Après son passage au camp d'Al-Hol, Hayat Boumeddiene aurait réussi à rejoindre les derniers bastions de Daech : "Elle ne voulait pas rentrer en France, elle se cachait des autorités kurdes", relate la jihadiste repentie. "Elle m'avait dit qu'elle essayait de se faire payer son passage par des hommes de Daech. Un émir avait dit aux femmes sur Internet de préparer de bonnes chaussures de marche pour tenir deux jours car ils allaient venir." Un témoignage jugé crédible par les services de renseignement, à tel point que le parquet national antiterroriste a ouvert une enquête en avril dernier visant Hayat Boumeddiene pour "association de malfaiteurs en relation avec une entreprise terroriste."

Donnée pour morte en 2019

Bien avant la chute du califat, en 2015, Hayat Boumeddiene avait donné des nouvelles enthousiastes de sa nouvelle vie en Syrie : "Je suis mieux qu'en France, si tu savais ce qu'il y a ici, wallah… Je suis dans une maison comme j'ai jamais vu de ma vie, ils s'occupent de moi comme si j'étais une princesse", avait-elle soutenu au téléphone à une amie, comme l'avait relayé France Télévisions. Dans une interview au magazine de propagande de l'Etat islamique, un mois après les attentats, elle évoquait son arrivée en Syrie comme un soulagement : "Salam aleikoum, louange à Allah qui m'a facilité la route, c'est une bonne chose de vivre sur une terre qui est régie par les lois d'Allah. Je ressens un soulagement d'avoir accompli cette obligation", affirmait-elle à l'époque.

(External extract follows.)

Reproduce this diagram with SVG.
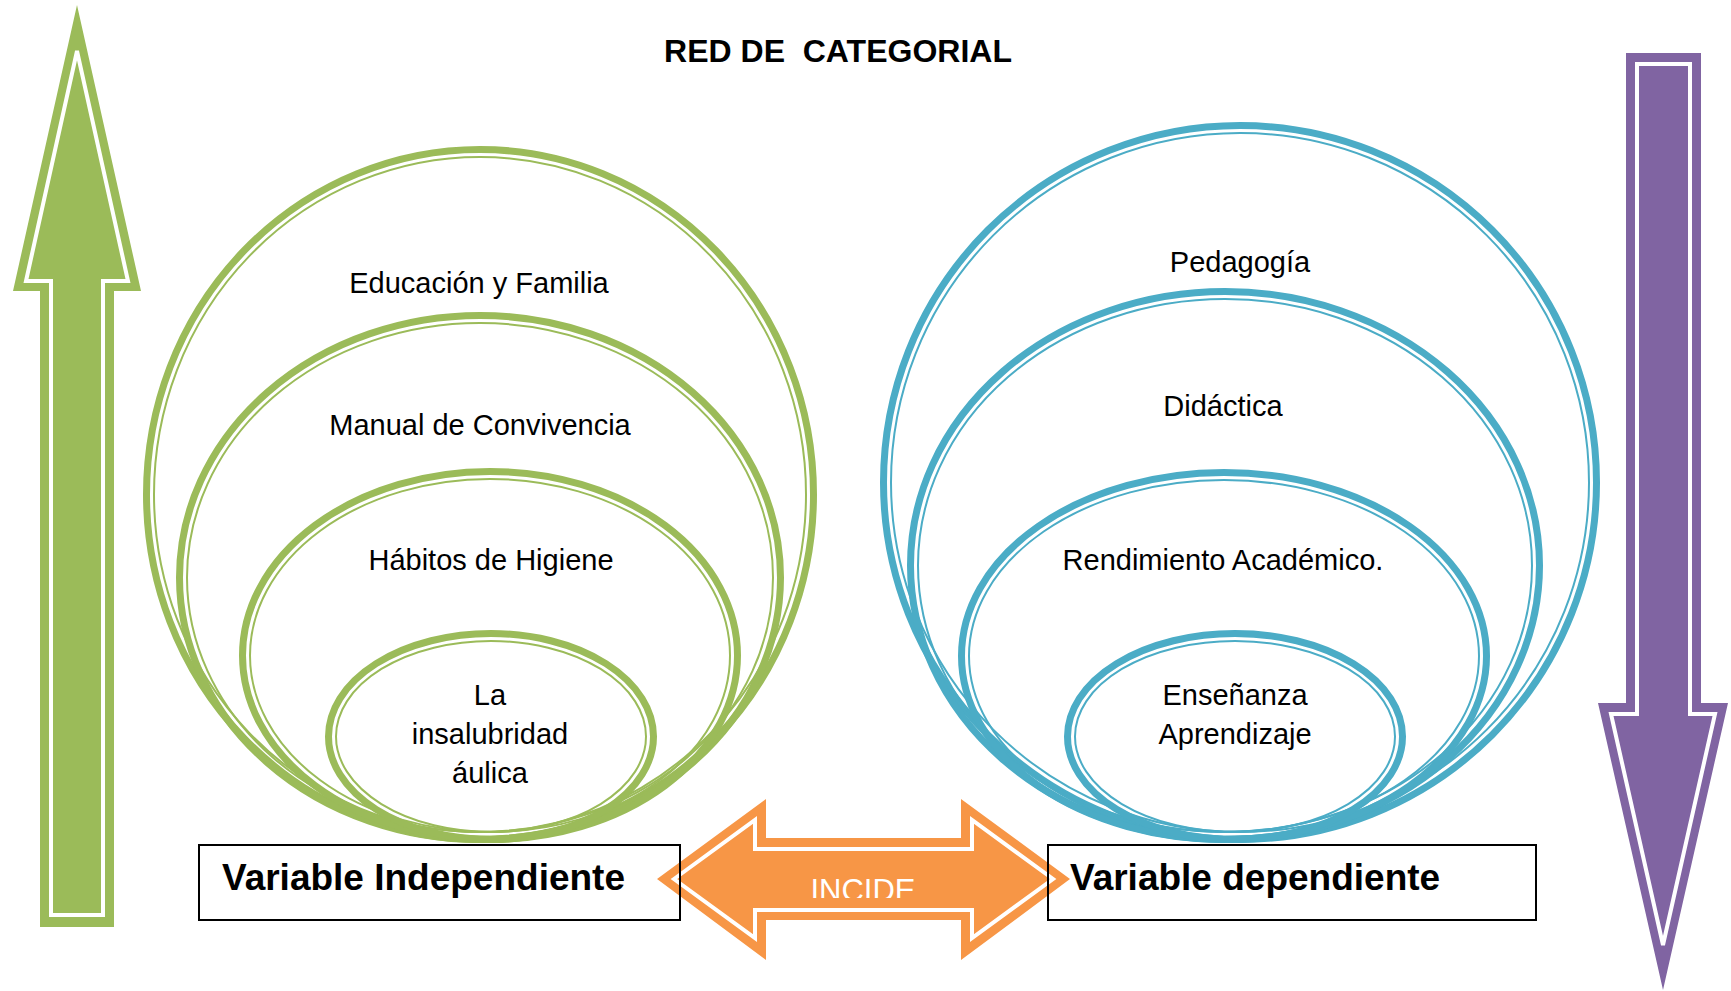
<svg xmlns="http://www.w3.org/2000/svg" width="1731" height="991" viewBox="0 0 1731 991">
<style>
.lbl{font-family:"Liberation Sans",Arial,sans-serif;font-size:29px;fill:#000;text-anchor:middle}
.var{font-family:"Liberation Sans",Arial,sans-serif;font-size:37px;font-weight:bold;fill:#000}
.g .thick{fill:none;stroke:#9BBB59;stroke-width:7}
.g .thin{fill:none;stroke:#9BBB59;stroke-width:2}
.b .thick{fill:none;stroke:#4BACC6;stroke-width:7}
.b .thin{fill:none;stroke:#4BACC6;stroke-width:2}
.wline{fill:none;stroke:#fff;stroke-width:4;stroke-linejoin:miter}
</style>
<defs>
<clipPath id="incClip"><rect x="700" y="860" width="330" height="38"/></clipPath>
</defs>
<rect width="1731" height="991" fill="#fff"/>

<text x="838" y="62" font-family="Liberation Sans, Arial, sans-serif" font-size="32" font-weight="bold" text-anchor="middle" xml:space="preserve">RED DE  CATEGORIAL</text>

<g id="arrow-up">
<polygon points="77,5 141,291 114,291 114,927 40,927 40,291 13,291" fill="#9BBB59"/>
<polygon class="wline" points="77,51 128,281 103,281 103,915 51,915 51,281 26,281"/>
</g>

<g id="arrow-down">
<polygon points="1626,53 1701,53 1701,703 1728,703 1663,990 1598,703 1626,703" fill="#8064A2"/>
<polygon class="wline" points="1637,64 1690,64 1690,714 1715,714 1663,945 1611,714 1637,714"/>
</g>

<g id="green-circles" class="g">
<g id="educacion-familia">
<ellipse class="thick" cx="480" cy="494.5" rx="333.5" ry="345"/>
<ellipse class="thin" cx="480" cy="494.5" rx="326" ry="337.5"/>
<text class="lbl" x="479" y="293">Educación y Familia</text>
</g>
<g id="manual-convivencia">
<ellipse class="thick" cx="480" cy="577.5" rx="300.5" ry="262"/>
<ellipse class="thin" cx="480" cy="577.5" rx="293" ry="254.5"/>
<text class="lbl" x="480" y="435">Manual de Convivencia</text>
</g>
<g id="habitos-higiene">
<ellipse class="thick" cx="490" cy="655.5" rx="247.5" ry="184"/>
<ellipse class="thin" cx="490" cy="655.5" rx="240" ry="176.5"/>
<text class="lbl" x="491" y="570">Hábitos de Higiene</text>
</g>
<g id="insalubridad">
<ellipse class="thick" cx="491" cy="736.5" rx="162.5" ry="103"/>
<ellipse class="thin" cx="491" cy="736.5" rx="155" ry="95.5"/>
<text class="lbl" x="490" y="705">La</text>
<text class="lbl" x="490" y="744">insalubridad</text>
<text class="lbl" x="490" y="783">áulica</text>
</g>
</g>

<g id="blue-circles" class="b">
<g id="pedagogia">
<ellipse class="thick" cx="1240" cy="482.5" rx="356.5" ry="357"/>
<ellipse class="thin" cx="1240" cy="482.5" rx="349" ry="349.5"/>
<text class="lbl" x="1240" y="272">Pedagogía</text>
</g>
<g id="didactica">
<ellipse class="thick" cx="1225" cy="565.5" rx="314.5" ry="274"/>
<ellipse class="thin" cx="1225" cy="565.5" rx="307" ry="266.5"/>
<text class="lbl" x="1223" y="416">Didáctica</text>
</g>
<g id="rendimiento">
<ellipse class="thick" cx="1224" cy="656" rx="262.5" ry="183.5"/>
<ellipse class="thin" cx="1224" cy="656" rx="255" ry="176"/>
<text class="lbl" x="1223" y="570">Rendimiento Académico.</text>
</g>
<g id="ensenanza">
<ellipse class="thick" cx="1235" cy="736.5" rx="167.5" ry="103"/>
<ellipse class="thin" cx="1235" cy="736.5" rx="160" ry="95.5"/>
<text class="lbl" x="1235" y="705">Enseñanza</text>
<text class="lbl" x="1235" y="744">Aprendizaje</text>
</g>
</g>

<g id="box-independiente">
<rect x="199" y="845" width="481" height="75" fill="#fff"/>
</g>
<g id="box-dependiente">
<rect x="1048" y="845" width="488" height="75" fill="#fff"/>
</g>

<g id="connectors">
<g id="incide">
<polygon points="657,879 766,799 766,838 961,838 961,799 1070,879 961,960 961,920 766,920 766,960" fill="#F79646"/>
<polygon class="wline" points="674,879 755,820 755,849 972,849 972,820 1053,879 972,938 972,910 755,910 755,938"/>
<text x="863" y="901" clip-path="url(#incClip)" font-family="Liberation Sans, Arial, sans-serif" font-size="31" fill="#fff" text-anchor="middle">INCIDE</text>
</g>
</g>

<rect x="199" y="845" width="481" height="75" fill="none" stroke="#000" stroke-width="2"/>
<text class="var" x="222" y="890">Variable Independiente</text>
<rect x="1048" y="845" width="488" height="75" fill="none" stroke="#000" stroke-width="2"/>
<text class="var" x="1070" y="890">Variable dependiente</text>
</svg>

En mars 2019, après la chute de la dernière grande poche de résistance des jihadistes face aux forces arabo-kurdes, à Baghouz, elle avait été donnée pour morte par Dorothée Maquère, l'épouse du jihadiste français Jean-Michel Clain, dans un entretien à des journalistes européens. "Elle a été tuée (…). On ne peut pas vous dire les conditions, les heures, tout s'est précipité ces derniers jours", affirmait-elle, sans que l'on sache s'il agissait d'un faux témoignage destiné à protéger une "sœur".